Palladium Nanoparticles from Different Reducing Systems as Heck Catalysts

Abstract

Palladium(0) nanoparticles have been widely used in cross coupling reactions, including Heck reactions. For this study, we synthesized palladium(0) nanoparticles in colloidal suspension using different combinations of solvents and reducing methods under aerobic conditions. The variation in systems used to synthesize palladium(0) nanoparticles resulted in different nanoparticle sizes. To investigate whether the particle size had an effect on catalysis, we first used common Heck C–C cross-coupling reaction conditions (200 °C and 18 h). In addition, we omitted the use of stabilizing agents, other than the solvent and/or the anions in the initial nanoparticle synthesis, since the use of stabilizing agents adds cost and processing time to catalysis. All of the catalysts investigated worked in the cross coupling C–C Heck reaction, but yields did not show appreciable differences, as high temperature and long reaction times promote a high reduction of palladium(II). Therefore, we decided to work with a temperature and reaction time in which conversion would start to be observed (minimum reaction conditions). The experiments to determine minimum reaction conditions showed that this would be 120 °C and 10 h, therefore we used these conditions in Heck C–C cross-coupling reactions and all the palladium nanoparticle systems.

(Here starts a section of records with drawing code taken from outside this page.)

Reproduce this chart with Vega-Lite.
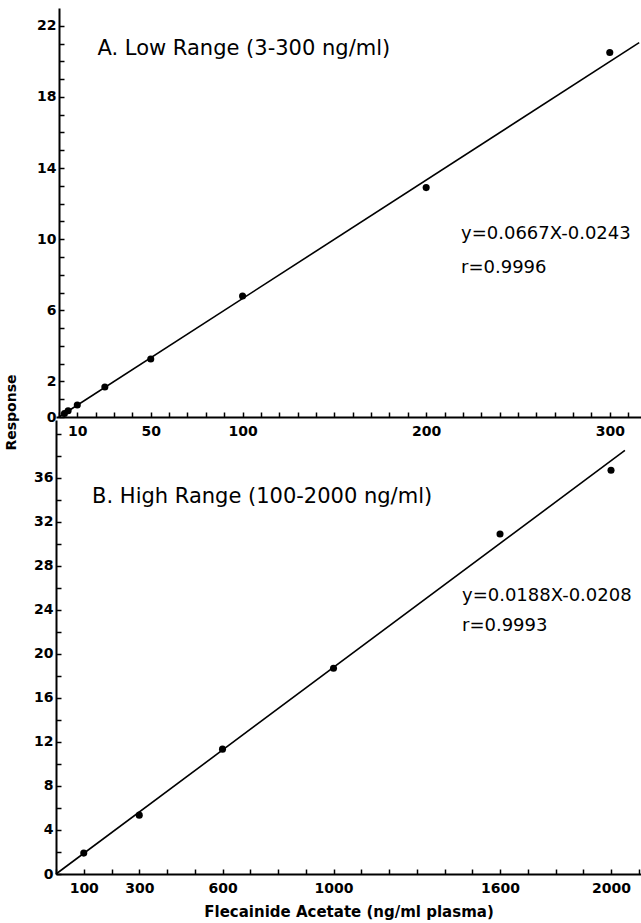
{
  "$schema": "https://vega.github.io/schema/vega-lite/v6.json",
  "padding": {"left": 4, "top": 8, "right": 0, "bottom": 4},
  "bounds": "flush",
  "spacing": 3,
  "background": "white",
  "config": {
    "view": {"stroke": null},
    "axis": {
      "grid": false,
      "domainColor": "black",
      "domainWidth": 2,
      "tickColor": "black",
      "tickWidth": 1.5,
      "tickSize": -5,
      "labelFont": "DejaVu Sans",
      "labelFontWeight": "bold",
      "labelFontSize": 14,
      "labelColor": "black",
      "labelOverlap": false,
      "labelFlush": false,
      "titleFont": "DejaVu Sans",
      "titleFontWeight": "bold",
      "titleFontSize": 15,
      "titleColor": "black"
    },
    "axisX": {"labelPadding": 12},
    "axisY": {"labelPadding": 8}
  },
  "datasets": {
    "low": [
      {"conc": 3, "response": 0.2},
      {"conc": 5, "response": 0.35},
      {"conc": 10, "response": 0.67},
      {"conc": 25, "response": 1.69},
      {"conc": 50, "response": 3.26},
      {"conc": 100, "response": 6.8},
      {"conc": 200, "response": 12.9},
      {"conc": 300, "response": 20.5}
    ],
    "lowFit": [
      {"conc": 0, "response": 0},
      {"conc": 316, "response": 21.05}
    ],
    "high": [
      {"conc": 100, "response": 1.9},
      {"conc": 300, "response": 5.35},
      {"conc": 600, "response": 11.35},
      {"conc": 1000, "response": 18.7},
      {"conc": 1600, "response": 30.9},
      {"conc": 2000, "response": 36.7}
    ],
    "highFit": [
      {"conc": 0, "response": 0},
      {"conc": 2050, "response": 38.5}
    ],
    "blank": [{}]
  },
  "vconcat": [
    {
      "width": 585,
      "height": 409,
      "layer": [
        {
          "data": {"name": "lowFit"},
          "mark": {"type": "line", "color": "black", "strokeWidth": 1.6},
          "encoding": {
            "x": {"field": "conc", "type": "quantitative", "scale": {"domain": [-1.6, 317], "nice": false, "zero": false},
              "axis": {"title": null, "format": "d", "values": [0,10,20,30,40,50,60,70,80,90,100,110,120,130,140,150,160,170,180,190,200,210,220,230,240,250,260,270,280,290,300,310], "labelExpr": "indexof([10,50,100,200,300], datum.value) >= 0 ? datum.label : ''"}},
            "y": {"field": "response", "type": "quantitative", "scale": {"domain": [0, 23], "nice": false},
              "axis": {"offset": -3, "format": "d", "values": [0,1,2,3,4,5,6,7,8,9,10,11,12,13,14,15,16,17,18,19,20,21,22], "labelExpr": "indexof([0,2,6,10,14,18,22], datum.value) >= 0 ? datum.label : ''", "title": "Response", "titleFontSize": 14, "titleAngle": -90, "titleAlign": "center", "titleBaseline": "middle", "titleX": -48, "titleY": 404}}
          }
        },
        {
          "data": {"name": "low"},
          "mark": {"type": "point", "filled": true, "color": "black", "size": 50, "opacity": 1},
          "encoding": {
            "x": {"field": "conc", "type": "quantitative", "scale": {"domain": [-1.6, 317], "nice": false, "zero": false},
              "axis": {"title": null, "format": "d", "values": [0,10,20,30,40,50,60,70,80,90,100,110,120,130,140,150,160,170,180,190,200,210,220,230,240,250,260,270,280,290,300,310], "labelExpr": "indexof([10,50,100,200,300], datum.value) >= 0 ? datum.label : ''"}},
            "y": {"field": "response", "type": "quantitative", "scale": {"domain": [0, 23], "nice": false},
              "axis": {"offset": -3, "format": "d", "values": [0,1,2,3,4,5,6,7,8,9,10,11,12,13,14,15,16,17,18,19,20,21,22], "labelExpr": "indexof([0,2,6,10,14,18,22], datum.value) >= 0 ? datum.label : ''", "title": "Response", "titleFontSize": 14, "titleAngle": -90, "titleAlign": "center", "titleBaseline": "middle", "titleX": -48, "titleY": 404}}
          }
        },
        {
          "data": {"name": "blank"},
          "mark": {"type": "text", "text": "A. Low Range (3-300 ng/ml)", "align": "left", "baseline": "middle", "font": "DejaVu Sans", "fontSize": 21, "color": "black"},
          "encoding": {
            "x": {"datum": 21, "type": "quantitative", "scale": {"domain": [-1.6, 317], "nice": false, "zero": false},
              "axis": {"title": null, "format": "d", "values": [0,10,20,30,40,50,60,70,80,90,100,110,120,130,140,150,160,170,180,190,200,210,220,230,240,250,260,270,280,290,300,310], "labelExpr": "indexof([10,50,100,200,300], datum.value) >= 0 ? datum.label : ''"}},
            "y": {"datum": 20.7, "type": "quantitative", "scale": {"domain": [0, 23], "nice": false},
              "axis": {"offset": -3, "format": "d", "values": [0,1,2,3,4,5,6,7,8,9,10,11,12,13,14,15,16,17,18,19,20,21,22], "labelExpr": "indexof([0,2,6,10,14,18,22], datum.value) >= 0 ? datum.label : ''", "title": "Response", "titleFontSize": 14, "titleAngle": -90, "titleAlign": "center", "titleBaseline": "middle", "titleX": -48, "titleY": 404}}
          }
        },
        {
          "data": {"name": "blank"},
          "mark": {"type": "text", "text": "y=0.0667X-0.0243", "align": "left", "baseline": "middle", "font": "DejaVu Sans", "fontSize": 18, "color": "black"},
          "encoding": {
            "x": {"datum": 219, "type": "quantitative", "scale": {"domain": [-1.6, 317], "nice": false, "zero": false},
              "axis": {"title": null, "format": "d", "values": [0,10,20,30,40,50,60,70,80,90,100,110,120,130,140,150,160,170,180,190,200,210,220,230,240,250,260,270,280,290,300,310], "labelExpr": "indexof([10,50,100,200,300], datum.value) >= 0 ? datum.label : ''"}},
            "y": {"datum": 10.3, "type": "quantitative", "scale": {"domain": [0, 23], "nice": false},
              "axis": {"offset": -3, "format": "d", "values": [0,1,2,3,4,5,6,7,8,9,10,11,12,13,14,15,16,17,18,19,20,21,22], "labelExpr": "indexof([0,2,6,10,14,18,22], datum.value) >= 0 ? datum.label : ''", "title": "Response", "titleFontSize": 14, "titleAngle": -90, "titleAlign": "center", "titleBaseline": "middle", "titleX": -48, "titleY": 404}}
          }
        },
        {
          "data": {"name": "blank"},
          "mark": {"type": "text", "text": "r=0.9996", "align": "left", "baseline": "middle", "font": "DejaVu Sans", "fontSize": 18, "color": "black"},
          "encoding": {
            "x": {"datum": 219, "type": "quantitative", "scale": {"domain": [-1.6, 317], "nice": false, "zero": false},
              "axis": {"title": null, "format": "d", "values": [0,10,20,30,40,50,60,70,80,90,100,110,120,130,140,150,160,170,180,190,200,210,220,230,240,250,260,270,280,290,300,310], "labelExpr": "indexof([10,50,100,200,300], datum.value) >= 0 ? datum.label : ''"}},
            "y": {"datum": 8.4, "type": "quantitative", "scale": {"domain": [0, 23], "nice": false},
              "axis": {"offset": -3, "format": "d", "values": [0,1,2,3,4,5,6,7,8,9,10,11,12,13,14,15,16,17,18,19,20,21,22], "labelExpr": "indexof([0,2,6,10,14,18,22], datum.value) >= 0 ? datum.label : ''", "title": "Response", "titleFontSize": 14, "titleAngle": -90, "titleAlign": "center", "titleBaseline": "middle", "titleX": -48, "titleY": 404}}
          }
        }
      ]
    },
    {
      "width": 585,
      "height": 454,
      "layer": [
        {
          "data": {"name": "highFit"},
          "mark": {"type": "line", "color": "black", "strokeWidth": 1.6},
          "encoding": {
            "x": {"field": "conc", "type": "quantitative", "scale": {"domain": [0, 2108], "nice": false},
              "axis": {"title": "Flecainide Acetate (ng/ml plasma)", "titlePadding": 9, "format": "d", "values": [0,100,200,300,400,500,600,700,800,900,1000,1100,1200,1300,1400,1500,1600,1700,1800,1900,2000,2100], "labelExpr": "indexof([100,300,600,1000,1600,2000], datum.value) >= 0 ? datum.label : ''"}},
            "y": {"field": "response", "type": "quantitative", "scale": {"domain": [0, 41.27], "nice": false},
              "axis": {"title": null, "format": "d", "values": [0,2,4,6,8,10,12,14,16,18,20,22,24,26,28,30,32,34,36,38,40], "labelExpr": "datum.value % 4 == 0 && datum.value < 40 ? datum.label : ''"}}
          }
        },
        {
          "data": {"name": "high"},
          "mark": {"type": "point", "filled": true, "color": "black", "size": 50, "opacity": 1},
          "encoding": {
            "x": {"field": "conc", "type": "quantitative", "scale": {"domain": [0, 2108], "nice": false},
              "axis": {"title": "Flecainide Acetate (ng/ml plasma)", "titlePadding": 9, "format": "d", "values": [0,100,200,300,400,500,600,700,800,900,1000,1100,1200,1300,1400,1500,1600,1700,1800,1900,2000,2100], "labelExpr": "indexof([100,300,600,1000,1600,2000], datum.value) >= 0 ? datum.label : ''"}},
            "y": {"field": "response", "type": "quantitative", "scale": {"domain": [0, 41.27], "nice": false},
              "axis": {"title": null, "format": "d", "values": [0,2,4,6,8,10,12,14,16,18,20,22,24,26,28,30,32,34,36,38,40], "labelExpr": "datum.value % 4 == 0 && datum.value < 40 ? datum.label : ''"}}
          }
        },
        {
          "data": {"name": "blank"},
          "mark": {"type": "text", "text": "B. High Range (100-2000 ng/ml)", "align": "left", "baseline": "middle", "font": "DejaVu Sans", "fontSize": 21, "color": "black"},
          "encoding": {
            "x": {"datum": 130, "type": "quantitative", "scale": {"domain": [0, 2108], "nice": false},
              "axis": {"title": "Flecainide Acetate (ng/ml plasma)", "titlePadding": 9, "format": "d", "values": [0,100,200,300,400,500,600,700,800,900,1000,1100,1200,1300,1400,1500,1600,1700,1800,1900,2000,2100], "labelExpr": "indexof([100,300,600,1000,1600,2000], datum.value) >= 0 ? datum.label : ''"}},
            "y": {"datum": 34.3, "type": "quantitative", "scale": {"domain": [0, 41.27], "nice": false},
              "axis": {"title": null, "format": "d", "values": [0,2,4,6,8,10,12,14,16,18,20,22,24,26,28,30,32,34,36,38,40], "labelExpr": "datum.value % 4 == 0 && datum.value < 40 ? datum.label : ''"}}
          }
        },
        {
          "data": {"name": "blank"},
          "mark": {"type": "text", "text": "y=0.0188X-0.0208", "align": "left", "baseline": "middle", "font": "DejaVu Sans", "fontSize": 18, "color": "black"},
          "encoding": {
            "x": {"datum": 1463, "type": "quantitative", "scale": {"domain": [0, 2108], "nice": false},
              "axis": {"title": "Flecainide Acetate (ng/ml plasma)", "titlePadding": 9, "format": "d", "values": [0,100,200,300,400,500,600,700,800,900,1000,1100,1200,1300,1400,1500,1600,1700,1800,1900,2000,2100], "labelExpr": "indexof([100,300,600,1000,1600,2000], datum.value) >= 0 ? datum.label : ''"}},
            "y": {"datum": 25.3, "type": "quantitative", "scale": {"domain": [0, 41.27], "nice": false},
              "axis": {"title": null, "format": "d", "values": [0,2,4,6,8,10,12,14,16,18,20,22,24,26,28,30,32,34,36,38,40], "labelExpr": "datum.value % 4 == 0 && datum.value < 40 ? datum.label : ''"}}
          }
        },
        {
          "data": {"name": "blank"},
          "mark": {"type": "text", "text": "r=0.9993", "align": "left", "baseline": "middle", "font": "DejaVu Sans", "fontSize": 18, "color": "black"},
          "encoding": {
            "x": {"datum": 1463, "type": "quantitative", "scale": {"domain": [0, 2108], "nice": false},
              "axis": {"title": "Flecainide Acetate (ng/ml plasma)", "titlePadding": 9, "format": "d", "values": [0,100,200,300,400,500,600,700,800,900,1000,1100,1200,1300,1400,1500,1600,1700,1800,1900,2000,2100], "labelExpr": "indexof([100,300,600,1000,1600,2000], datum.value) >= 0 ? datum.label : ''"}},
            "y": {"datum": 22.5, "type": "quantitative", "scale": {"domain": [0, 41.27], "nice": false},
              "axis": {"title": null, "format": "d", "values": [0,2,4,6,8,10,12,14,16,18,20,22,24,26,28,30,32,34,36,38,40], "labelExpr": "datum.value % 4 == 0 && datum.value < 40 ? datum.label : ''"}}
          }
        }
      ]
    }
  ]
}
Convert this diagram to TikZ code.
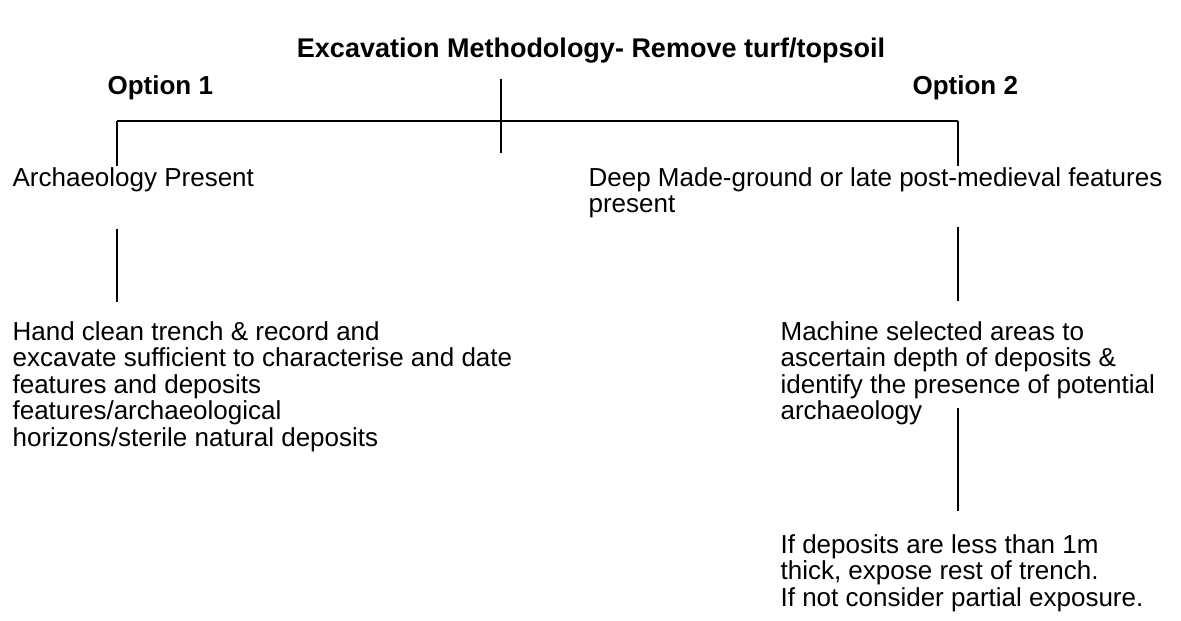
\documentclass[tikz,border=0pt]{standalone}
\usepackage{fontspec}
\setmainfont{Liberation Sans}

\begin{document}
\begin{tikzpicture}[x=1pt,y=-1pt,line width=1.2pt,
		every node/.style={inner sep=0pt,font=\fontsize{26}{26.6}\selectfont},
		txt/.style={anchor=base west,align=left}]
	\useasboundingbox (0,0) rectangle (1181,621);
	
	\node[anchor=base,font=\fontsize{27}{28}\selectfont\bfseries] (title) at (591,57) {Excavation Methodology- Remove turf/topsoil};
	\node[txt] (opt1) at (107,94) {\bfseries Option 1};
	\node[txt] (opt2) at (912,94) {\bfseries Option 2};
	
	\coordinate (stemtop) at (501,79);
	\coordinate (stembot) at (501,153);
	\coordinate (barl) at (117,121);
	\coordinate (barr) at (958,121);
	\coordinate (dropl) at (117,166);
	\coordinate (dropr) at (958,166);
	\draw (stemtop) -- (stembot);
	\draw (barl) -- (barr);
	\draw (barl) -- (dropl);
	\draw (barr) -- (dropr);
	
	\node[txt] (arch) at (12,186) {Archaeology Present};
	\node[txt] (deep) at (588,212.6) {Deep Made-ground or late post-medieval features\\present};
	
	\coordinate (l1) at (117,229);
	\coordinate (l2) at (117,302);
	\coordinate (r1) at (958,227);
	\coordinate (r2) at (958,301);
	\draw (l1) -- (l2);
	\draw (r1) -- (r2);
	
	\node[txt] (hand) at (12,446.4) {Hand clean trench \& record and\\excavate sufficient to characterise and date\\features and deposits\\features/archaeological\\horizons/sterile natural deposits};
	\node[txt] (mach) at (780,419.8) {Machine selected areas to\\ascertain depth of deposits \&\\identify the presence of potential\\archaeology};
	
	\coordinate (r3) at (958,408);
	\coordinate (r4) at (958,511);
	\draw (r3) -- (r4);
	
	\node[txt] (ifdep) at (780,606.2) {If deposits are less than 1m\\thick, expose rest of trench.\\If not consider partial exposure.};
\end{tikzpicture}
\end{document}
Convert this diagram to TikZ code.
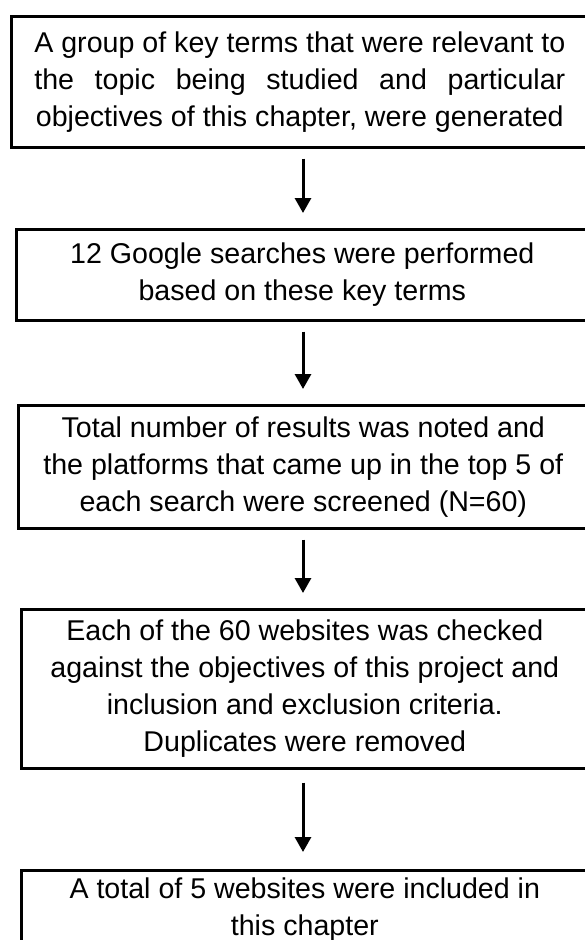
\documentclass[tikz,border=0pt]{standalone}
\usepackage{fontspec}
\setmainfont{Liberation Sans}
\usetikzlibrary{arrows.meta}
\begin{document}
\begin{tikzpicture}[x=1pt,y=-1pt,
  box/.style={draw=black, line width=2.6pt, inner sep=0pt, align=center,
    font=\fontsize{28.6}{37}\selectfont, anchor=north west},
  flow/.style={-{Triangle[length=15pt,width=16pt]}, line width=3pt,
    shorten <=10pt, shorten >=15pt}]
\useasboundingbox (0,0) rectangle (585,940);
\clip (0,0) rectangle (585,940);
\coordinate (ax) at (303,0);
\node[box, minimum width=577pt, minimum height=131pt] (b1) at (10,15)
  {A group of key terms that were relevant to\\
   \makebox[531pt][s]{the topic being studied and particular}\\
   objectives of this chapter, were generated};
\node[box, minimum width=572pt, minimum height=91pt] (b2) at (15,228)
  {12 Google searches were performed\\ based on these key terms};
\node[box, minimum width=570pt, minimum height=123pt] (b3) at (17,404)
  {Total number of results was noted and\\ the platforms that came up in the top 5 of\\ each search were screened (N=60)};
\node[box, minimum width=567pt, minimum height=159pt] (b4) at (20,608)
  {Each of the 60 websites was checked\\ against the objectives of this project and\\ inclusion and exclusion criteria.\\ Duplicates were removed};
\node[box, minimum width=567pt, minimum height=78pt] (b5) at (20,869)
  {A total of 5 websites were included in\\ this chapter};
\draw[flow] (b1.south -| ax) -- (b2.north -| ax);
\draw[flow] (b2.south -| ax) -- (b3.north -| ax);
\draw[flow] (b3.south -| ax) -- (b4.north -| ax);
\draw[flow, shorten <=13pt, shorten >=17pt] (b4.south -| ax) -- (b5.north -| ax);
\end{tikzpicture}
\end{document}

The best C–C catalysis conversion was observed when N,N-dimethylformamide was used as solvent in the absence of reducing agent. This catalyst system resulted in the largest possible nanoparticles, which were kept in dispersion (did not precipitate out), showing that size is important in obtaining good yields in C–C Heck catalysis (where cocktail-type catalysis could explain the conversion). Nanoparticles of this size also act as a reservoir of soluble palladium species that behave as the true catalyst. The second best conversion was observed in N,N-dimethylformamide with sodium citrate, where citrate may have added extra protection, and since the palladium(0) nanoparticles were small, cocktail-type catalysis was not involved in obtaining high yields.